Second, those topics and ideals that revolve about distinctions between two ages, past and future, ancient and modern, old and new, especially regarding distinctions and conflicts between two generations.

Next, those that have a bearing on the grades of society and their struggle for existence, on class distinctions, – especially those between rich and poor, – social influence, and social dependence.

Finally, a whole group of topics and ideals that revolve about distinctions between the two sexes, about the mutual erotic and social relation of man and woman, especially about woman's economical, moral, and spiritual emancipation.

Religious topics and problems are dealt with in our day in the most diverse ways, although always in the modern spirit. Allow some of the principal instances to pass in review before your mind. The greatest of the elder generation of poets in France, Victor Hugo, notwithstanding his passionate tendency to free thought, displays the remnants of a vague deism, colored with pantheism. Traces of the influence of the past century may readily be detected in him: religion is glorified at the cost of religions; love which unites is extolled in opposition to faith which parts and destroys.
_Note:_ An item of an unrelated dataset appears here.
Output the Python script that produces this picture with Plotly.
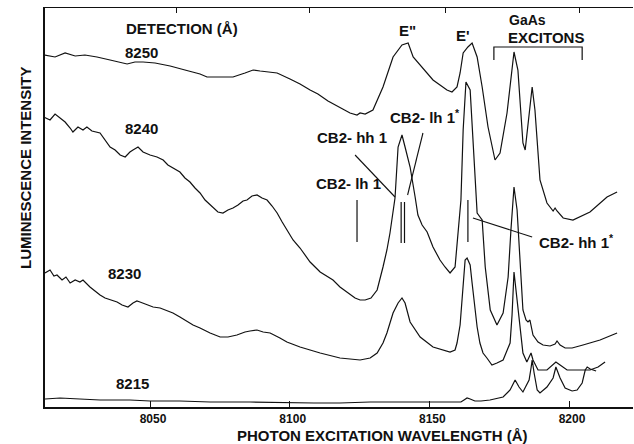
import plotly.graph_objects as go

# ---- data (arbitrary intensity units, curves offset vertically as in the figure) ----
wl_8250 = [8012.0, 8016.0, 8019.6, 8023.2, 8026.7, 8031.0, 8035.7, 8039.3, 8041.8, 8044.6,
           8047.5, 8051.8, 8057.2, 8062.5, 8067.9, 8070.4, 8075.1, 8079.7, 8084.0, 8086.9,
           8089.4, 8093.0, 8095.5, 8100.1, 8103.7, 8107.3, 8110.1, 8113.7, 8118.0, 8121.6,
           8124.1, 8125.2, 8127.0, 8129.8, 8133.4, 8137.0, 8140.2, 8142.4, 8144.2, 8147.7,
           8151.3, 8156.3, 8158.1, 8159.9, 8161.0, 8162.1, 8163.8, 8165.3, 8167.1, 8168.9,
           8171.0, 8173.5, 8175.3, 8177.8, 8179.6, 8180.3, 8181.7, 8183.5, 8184.3, 8185.3,
           8186.8, 8187.8, 8189.6, 8192.1, 8194.3, 8195.0, 8195.7, 8197.9, 8201.4, 8207.5,
           8213.6, 8217.2]
int_8250 = [352, 350, 354, 351, 352, 350, 347, 345, 343, 345,
            345, 344, 341, 337, 333, 330, 330, 330, 334, 337,
            336, 335, 334, 328, 323, 317, 313, 306, 299, 294,
            292, 294, 293, 297, 320, 350, 362, 364, 350, 339,
            327, 317, 315, 320, 334, 354, 360, 364, 350, 320,
            280, 247, 254, 294, 337, 355, 337, 264, 257, 280,
            320, 297, 227, 204, 196, 199, 196, 189, 187, 195,
            210, 215]

wl_8240 = [8012.0, 8014.2, 8016.0, 8017.8, 8019.6, 8021.4, 8022.4, 8024.2, 8026.0, 8027.4,
           8029.2, 8032.1, 8033.9, 8035.7, 8037.5, 8039.3, 8041.1, 8042.8, 8043.9, 8045.7,
           8047.5, 8050.0, 8052.5, 8054.7, 8056.4, 8058.2, 8060.7, 8062.5, 8064.3, 8066.1,
           8067.9, 8069.7, 8071.5, 8072.6, 8074.3, 8076.1, 8077.9, 8079.7, 8081.5, 8083.3,
           8084.7, 8086.5, 8088.3, 8090.1, 8091.9, 8093.7, 8095.5, 8097.3, 8099.0, 8101.2,
           8103.7, 8107.3, 8110.9, 8113.4, 8115.5, 8118.0, 8120.9, 8123.4, 8125.2, 8127.0,
           8129.1, 8131.3, 8133.4, 8134.8, 8135.9, 8137.0, 8137.7, 8138.8, 8140.2, 8141.3,
           8143.1, 8144.9, 8145.9, 8147.4, 8149.2, 8151.3, 8153.8, 8155.6, 8157.4, 8159.2,
           8160.3, 8161.3, 8162.1, 8163.1, 8164.6, 8165.6, 8167.1, 8168.9, 8170.0, 8171.8,
           8174.2, 8176.4, 8178.2, 8179.2, 8180.3, 8181.4, 8182.1, 8182.8, 8183.5, 8184.6,
           8185.3, 8186.0, 8187.1, 8188.9, 8190.7, 8193.2, 8195.0, 8195.7, 8196.8, 8198.6,
           8201.1, 8205.0, 8211.1, 8217.2]
int_8240 = [290, 287, 293, 289, 285, 279, 275, 280, 277, 280,
            276, 274, 267, 260, 257, 252, 250, 255, 257, 260,
            255, 252, 250, 247, 242, 239, 235, 229, 225, 219,
            214, 207, 202, 199, 195, 194, 197, 199, 202, 206,
            207, 211, 212, 209, 207, 201, 194, 185, 177, 167,
            159, 145, 135, 131, 127, 120, 114, 109, 107, 107,
            109, 117, 140, 157, 174, 197, 209, 260, 272, 260,
            240, 210, 192, 182, 175, 160, 147, 140, 134, 140,
            174, 207, 277, 325, 317, 270, 194, 187, 140, 97,
            82, 94, 130, 177, 220, 197, 167, 127, 97, 87,
            85, 87, 72, 65, 62, 61, 63, 66, 62, 59,
            59, 62, 67, 74]

wl_8230 = [8012.4, 8014.2, 8015.6, 8016.7, 8018.5, 8019.9, 8021.4, 8023.2, 8024.9, 8026.0,
           8028.5, 8032.1, 8033.9, 8035.7, 8038.2, 8040.0, 8042.1, 8043.9, 8045.3, 8046.4,
           8048.2, 8051.1, 8053.6, 8056.1, 8058.2, 8060.7, 8063.2, 8065.4, 8067.9, 8071.5,
           8075.1, 8077.9, 8081.1, 8084.0, 8085.8, 8088.3, 8090.5, 8093.0, 8096.5, 8099.0,
           8103.7, 8110.9, 8118.0, 8125.2, 8128.8, 8131.3, 8133.4, 8134.8, 8137.0, 8138.8,
           8140.2, 8141.3, 8143.1, 8144.9, 8146.7, 8151.3, 8157.4, 8159.2, 8159.9, 8161.0,
           8161.7, 8162.8, 8163.5, 8164.6, 8165.3, 8167.1, 8168.1, 8169.2, 8170.6, 8172.4,
           8174.2, 8176.4, 8178.9, 8179.6, 8180.3, 8181.0, 8181.7, 8182.8, 8183.5, 8184.9,
           8186.4, 8187.1, 8188.9, 8192.1, 8194.3, 8195.3, 8196.8, 8199.3, 8203.9, 8207.5,
           8210.4, 8212.9]
int_8230 = [134, 137, 131, 132, 127, 130, 124, 127, 125, 127,
            120, 112, 109, 107, 105, 102, 100, 104, 106, 105,
            103, 100, 99, 96, 94, 90, 86, 82, 79, 74,
            70, 70, 72, 75, 76, 77, 75, 74, 69, 65,
            60, 54, 49, 47, 49, 54, 64, 74, 94, 104,
            109, 104, 85, 77, 70, 60, 55, 57, 64, 82,
            107, 147, 149, 142, 124, 80, 64, 54, 49, 42,
            44, 47, 64, 92, 135, 117, 97, 67, 54, 45,
            54, 47, 37, 37, 42, 45, 42, 37, 37, 37,
            40, 45]

wl_8215 = [8012.4, 8017.8, 8024.9, 8032.1, 8042.8, 8050.0, 8060.7, 8071.5, 8085.8, 8099.8,
           8108.7, 8118.0, 8128.8, 8139.9, 8150.2, 8161.3, 8162.4, 8163.5, 8164.6, 8166.3,
           8168.5, 8171.7, 8176.4, 8178.9, 8180.7, 8182.1, 8183.5, 8184.9, 8185.7, 8186.4,
           8186.8, 8187.5, 8188.6, 8189.6, 8192.1, 8194.3, 8195.3, 8196.8, 8198.6, 8201.1,
           8202.9, 8204.7, 8205.8, 8206.5, 8207.6, 8209.7]
int_8215 = [8, 9, 8, 7, 7, 6, 6, 5, 5, 4,
            4, 4, 5, 5, 5, 5, 7, 9, 8, 6,
            6, 7, 10, 17, 27, 20, 15, 22, 27, 39,
            47, 34, 17, 14, 20, 29, 40, 29, 19, 16,
            17, 24, 37, 40, 38, 36]

x_ticks = [8050, 8100, 8150, 8200]
top_ticks = [8059.3, 8107.2, 8155.9, 8203.9]
marker_wl_a = [8124.1, 8163.8]
marker_wl_b = [8139.9, 8141.1]

FONT = "Liberation Sans, Arial, sans-serif"
INK = "#111111"

fig = go.Figure()
for wl, it in [(wl_8250, int_8250), (wl_8240, int_8240), (wl_8230, int_8230), (wl_8215, int_8215)]:
    fig.add_trace(go.Scatter(x=wl, y=it, mode="lines", line=dict(color=INK, width=1.2),
                             showlegend=False, hoverinfo="skip"))
fig.add_trace(go.Scatter(x=[], y=[], xaxis="x2", showlegend=False))

shapes = []
for w in marker_wl_a:
    shapes.append(dict(type="line", xref="x", yref="y", x0=w, x1=w, y0=165, y1=207,
                       line=dict(color=INK, width=1.2)))
for w in marker_wl_b:
    shapes.append(dict(type="line", xref="x", yref="y", x0=w, x1=w, y0=164, y1=205,
                       line=dict(color=INK, width=1.2)))
# leader lines
for (xa, ya, xb, yb) in [(8123.4, 252, 8137.7, 210), (8147.7, 274, 8142.2, 212),
                         (8165.6, 189, 8186.8, 170)]:
    shapes.append(dict(type="line", xref="x", yref="y", x0=xa, y0=ya, x1=xb, y1=yb,
                       line=dict(color=INK, width=1.1)))
# exciton bracket
shapes.append(dict(type="path", xref="x", yref="y",
                   path="M 8173.1 347 L 8173.1 360 L 8204.7 360 L 8204.7 347",
                   line=dict(color=INK, width=1.2)))

def ann(text, x, y, size=15, **kw):
    return dict(text=f"<b>{text}</b>", x=x, y=y, xref="x", yref="y", showarrow=False,
                font=dict(family=FONT, size=size, color=INK), **kw)

annotations = [
    ann("DETECTION (Å)", 8061.5, 379),
    ann("8250", 8047.1, 355),
    ann("8240", 8047.1, 279),
    ann("8230", 8041.0, 134),
    ann("8215", 8043.9, 24),
    ann('E"', 8142.0, 377),
    ann("E'", 8162.1, 372),
    ann("GaAs", 8185.0, 387, size=14),
    ann("EXCITONS", 8191.8, 370),
    ann("CB2- lh 1<sup>*</sup>", 8148.3, 291),
    ann("CB2- hh 1", 8122.3, 270),
    ann("CB2- lh 1", 8121.2, 224),
    ann("CB2- hh 1<sup>*</sup>", 8202.8, 166),
    dict(text="<b>PHOTON EXCITATION WAVELENGTH (Å)</b>", x=382, y=435.5, xref="paper", yref="paper",
         showarrow=False, font=dict(family=FONT, size=15, color=INK)),
    dict(text="<b>LUMINESCENCE INTENSITY</b>", x=25, y=168, textangle=-90, showarrow=False,
         font=dict(family=FONT, size=15, color=INK)),
]
# convert the two axis-title positions from pixels to paper fractions
W, H = 634, 444
L, R, T, B = 45, 1, 8, 37
pw, ph = W - L - R, H - T - B
for a in annotations[-2:]:
    a["xref"] = "paper"; a["yref"] = "paper"
    a["x"] = (a["x"] - L) / pw
    a["y"] = (H - B - a["y"]) / ph
    a["xanchor"] = "center"; a["yanchor"] = "middle"

xr = [8012.4, 8222.9]
fig.update_layout(
    width=W, height=H, margin=dict(l=L, r=R, t=T, b=B),
    paper_bgcolor="white", plot_bgcolor="white",
    font=dict(family=FONT, color=INK),
    xaxis=dict(range=xr, tickvals=x_ticks, ticktext=[f"<b>{v}</b>" for v in x_ticks],
               ticks="inside", ticklen=6, tickwidth=1.2, tickcolor=INK,
               showline=True, linecolor=INK, linewidth=1.5, showgrid=False, zeroline=False,
               tickfont=dict(family=FONT, size=12, color=INK), ticklabelstandoff=0,
               ticklabelshift=3),
    xaxis2=dict(range=xr, overlaying="x", side="top", tickvals=top_ticks, showticklabels=False,
                ticks="inside", ticklen=5, tickwidth=1.2, tickcolor=INK,
                showline=True, linecolor=INK, linewidth=1.2, showgrid=False, zeroline=False),
    yaxis=dict(range=[0, 399], showline=True, linecolor=INK, linewidth=1.5, showgrid=False,
               zeroline=False, showticklabels=False, ticks=""),
    shapes=shapes, annotations=annotations,
)
fig.write_html("out.html")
Most of the prominent authors of the present generation, as for instance Flaubert, represent religion with scientific coldness, but always from the dark side. To him, and to his spiritual kindred, the object of religion is a hallucination, in which one believes. The greatest English poet of our day, Swinburne, is a passionate heathen with a rich poetic vein, and he conceives Christianity to be a denial of nature, the enemy with whom he must do combat. In Italy, the greatest poet of the land, Leopardi, became absorbed in a sort of sublime metaphysical pessimism, which found vent in stoic resignation. Carducci, the foremost of Italy's living poetic thinkers, is quite as modern and even more polemic than he. In Germany, the most prominent poets, as Gottfried Keller, Paul Heyse, Fr. Spielhagen, have displayed in their works a soul-felt atheistic humanitarianism.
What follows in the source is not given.